Vincere: Bios of Ida and Mussolini

 

"Vincere," written/directed by Marco Bellocchio, surrounds the secret life of Italian dictator Benito Mussolini. The film, which is currently screening in the United States, was released by IFC Films.

Ida Irene Dalser (Sopramonte, 1880 – Venice, 11th December 1937)

Ida Dalser was born in Sopramonte, near Trento, in 1880 and was, therefore, a subject of the Austro-Hungarian Empire (for this reason, she was also known as “the Austrian”). She was a beautiful, affluent young woman from a good family. Her father was the mayor of their village. Ida was also an enterprising girl: when she was just over twenty, she moved to Milan to open a “French style” beauty salon; in fact, with this project in mind, she had studied in Paris where she got a diploma in aesthetic medicine, a rare example of female entrepreneurship for that time. 

Then came her encounter with Mussolini. It was the start of an overwhelming passion. When Benito was fired from his job with the newspaper Avanti! and expelled from the Socialist Party because of his interventionism – also influenced by Futurism – Ida stood up for him. She sold everything she had for him, her apartment and her beauty salon, to finance Mussolini’s newspaper: Il Popolo d’Italia which was to become the official organ of the National Fascist Party. Though there are no documents to prove it, rumour has it that the couple were joined in a religious marriage ceremony in September 1914. One thing that is sure, however, is that on 11th November 1915 she gave birth to a baby boy: Benito Albino Mussolini.
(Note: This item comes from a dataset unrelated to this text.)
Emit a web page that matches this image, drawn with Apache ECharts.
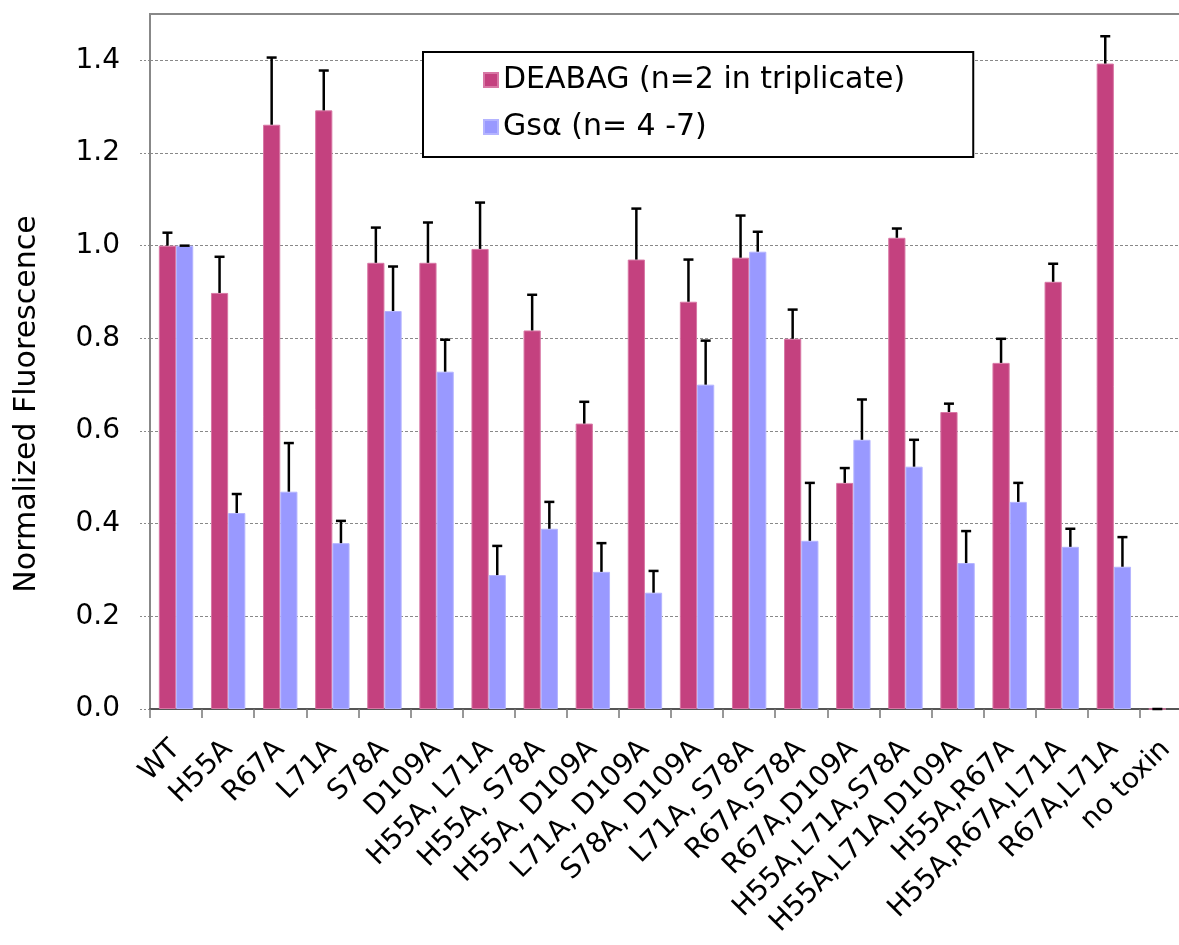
<!DOCTYPE html>
<html>
<head>
<meta charset="utf-8">
<script src="https://cdn.jsdelivr.net/npm/echarts@6/dist/echarts.min.js"></script>
<style>
html,body{margin:0;padding:0;background:#fff;overflow:hidden;width:1179px;height:945px;}
#chart{width:1192px;height:945px;}
</style>
</head>
<body>
<div id="chart"></div>
<script>
const categories = ['WT','H55A','R67A','L71A','S78A','D109A','H55A, L71A','H55A, S78A','H55A, D109A','L71A, D109A','S78A, D109A','L71A, S78A','R67A,S78A','R67A,D109A','H55A,L71A,S78A','H55A,L71A,D109A','H55A,R67A','H55A,R67A,L71A','R67A,L71A','no toxin'];
const deabag    = [1.000,0.898,1.261,1.292,0.963,0.963,0.993,0.817,0.616,0.970,0.879,0.974,0.799,0.488,1.017,0.641,0.747,0.922,1.393,0.000];
const deabagErr = [0.028,0.078,0.145,0.086,0.076,0.087,0.100,0.077,0.047,0.110,0.091,0.091,0.063,0.032,0.020,0.018,0.052,0.039,0.059,0.000];
const gsa       = [1.000,0.423,0.469,0.358,0.859,0.728,0.289,0.389,0.296,0.251,0.700,0.987,0.363,0.581,0.523,0.315,0.447,0.350,0.307,null];
const gsaErr    = [0.000,0.041,0.105,0.048,0.096,0.069,0.063,0.058,0.062,0.047,0.095,0.043,0.125,0.087,0.058,0.069,0.041,0.039,0.064,null];
const seriesNames = ['DEABAG (n=2 in triplicate)', 'Gsα (n= 4 -7)'];
const yTicks = {min: 0, max: 1.5, interval: 0.2};

const FONT = 'DejaVu Sans';
const BAR_FRAC = 0.33;
const COLORS = ['#C4417F', '#9999FF'];

function errSeries(vals, errs, side) {
  return {
    type: 'custom',
    z: 10,
    silent: true,
    data: vals.map((v, i) => (v === null ? [i, null, null] : [i, v, errs[i]])),
    renderItem: function (params, api) {
      const v = api.value(1);
      if (v === null || isNaN(v)) return null;
      const i = api.value(0);
      const e = api.value(2);
      const bw = api.size([1, 0])[0];
      const off = side * bw * BAR_FRAC / 2;
      const p0 = api.coord([i, v]);
      const p1 = api.coord([i, v + e]);
      const x = p0[0] + off;
      const style = {stroke: '#000', lineWidth: 2.5};
      return {
        type: 'group',
        children: [
          {type: 'line', shape: {x1: x, y1: p0[1], x2: x, y2: p1[1]}, style: style},
          {type: 'line', shape: {x1: x - 5, y1: p1[1], x2: x + 5, y2: p1[1]}, style: style}
        ]
      };
    }
  };
}

const chart = echarts.init(document.getElementById('chart'), null, {renderer: 'canvas'});
chart.setOption({
  animation: false,
  backgroundColor: '#fff',
  textStyle: {fontFamily: FONT},
  grid: {left: 150, top: 14, bottom: 236, right: 0, show: true, borderColor: '#888', borderWidth: 2, backgroundColor: 'transparent'},
  legend: {
    orient: 'vertical',
    left: 423, top: 52,
    padding: [13, 68, 15, 60],
    itemGap: 17,
    itemWidth: 14, itemHeight: 14,
    itemTextGap: 11,
    icon: 'rect',
    borderColor: '#000', borderWidth: 2,
    backgroundColor: '#fff',
    textStyle: {fontFamily: FONT, fontSize: 30, color: '#000', lineHeight: 30},
    data: seriesNames
  },
  xAxis: {
    type: 'category',
    data: categories,
    axisLine: {lineStyle: {color: '#555', width: 2}},
    axisTick: {show: true, length: 9, lineStyle: {color: '#777', width: 1.5}},
    axisLabel: {rotate: 45, fontFamily: FONT, fontSize: 28, color: '#000', margin: 36, interval: 0}
  },
  yAxis: {
    type: 'value',
    min: yTicks.min, max: yTicks.max, interval: yTicks.interval,
    axisLine: {show: true, lineStyle: {color: '#888', width: 2}},
    axisTick: {show: true, length: 10, lineStyle: {color: '#888', type: [2, 2]}},
    axisLabel: {fontFamily: FONT, fontSize: 28, color: '#000', margin: 30, showMaxLabel: false,
      formatter: v => v.toFixed(1)},
    splitLine: {lineStyle: {color: '#888', width: 1, type: [3, 2]}}
  },
  graphic: [{
    type: 'text',
    x: 27, y: 404,
    rotation: Math.PI / 2,
    style: {text: 'Normalized Fluorescence', fontFamily: FONT, fontSize: 30, fill: '#000', align: 'center', verticalAlign: 'middle'}
  }],
  series: [
    {name: seriesNames[0], type: 'bar', data: deabag, barWidth: (BAR_FRAC * 100) + '%', barGap: '0%',
      itemStyle: {color: COLORS[0], borderColor: '#D877A5', borderWidth: 1}},
    {name: seriesNames[1], type: 'bar', data: gsa, barWidth: (BAR_FRAC * 100) + '%', barGap: '0%',
      itemStyle: {color: COLORS[1], borderColor: '#B4B4FF', borderWidth: 1}},
    errSeries(deabag, deabagErr, -1),
    errSeries(gsa, gsaErr, 1)
  ]
});
</script>
</body>
</html>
The son of the Duce who did, in fact, recognise him, only to have his date of birth and personal data altered some years later. 

While Mussolini was having his affair with Ida, he was already the lover of Rachele Guidi and the father of Edda, his daughter born in 1910. On 17th December 1915, one year after the non-recorded marriage to Ida, Mussolini re-married, in a civil ceremony held in the Treviglio (Bergamo) hospital where he was a patient. Edda, was therefore illegitimate according to the laws of the time. Indeed, she had been registered as the daughter of Mussolini but to an unknown mother. 

As Mussolini’s power grew, he distanced himself further from Ida. Her reaction to his increasing lack of concern however was one of pride, stubborness and aggression. As his first wife and mother of his first born son, she claimed the rights due to her and her child. It was when faced with this, the growing demands and the scenes caused by Ida that Mussolini reacted by having her certified as mad. 

In 1926, Ida was arrested and committed to the lunatic asylum in Pergine, near Trento and later, to San Clemente, an island opposite Venice. Her attempts to contact Mussolini and the highest authorities asking for help were all in vain. Ida wrote numerous, desperate appeals and letters, even to the Pope, that were never delivered as they were intercepted and destroyed (though traces of some of them remain). The medical director of the San Clemente asylum did not diagnose any mental illness or physical defect in her. Despite this, she was forced to undergo the worst forms of torture and ended her days semi-paralyzed. There, on 3rd December 1937, Ida died from a brain haemorrhage after having been locked away for 11 years, without ever having seeing her son again. 
 

Benito Albino Mussolini (Milan, 11th November 1915 – Milan, 26th August 1942)

Despite having been recognized by the Duce, his son, Benito Albino was also arrested and, in 1936, committed to the Mombello lunatic asylum in Limbiate (Milan). 

Both Ida’s and her son’s clinical records were destroyed, just as the pages of the parish register presumably recording Mussolini and Ida’s church wedding were torn out. Their son, Benito Albino, born 11th November 1915, was registered under his mother’s surname. A few weeks later, on 11th January 1916, the future Duce officially recognized him in the office of a notary, Angelo Buffoni, in Monza. A recognition that would remain binding until 1932 when, by royal decree, the boy was deprived of the name Mussolini and given that of sig. Bernardi, a commissioner in the Prefecture of Trento, chosen to be his guardian.

Benito Albino, who was never allowed to see his mother again, was educated in a boarding school run by Barnabite monks before enlisting in the Navy, always, it would appear, under the close surveillance of the secret police. After being sent on a mission to China, the young sailor, who looked incredibly like his father, was brought home with the false news of his mother’s death and sent away to end up just like her. Committed to the psychiatric hospital in Milan, he died on 26th August 1942 at the age of 26. For years, like his mother, he had undergone torture passed off as therapy and was left to die. His death certificate said “from malnutrition”. 

Ida Dalser and Benito Albino Mussolini don’t even have a burial place of their own. Their bodies were thrown into mass graves.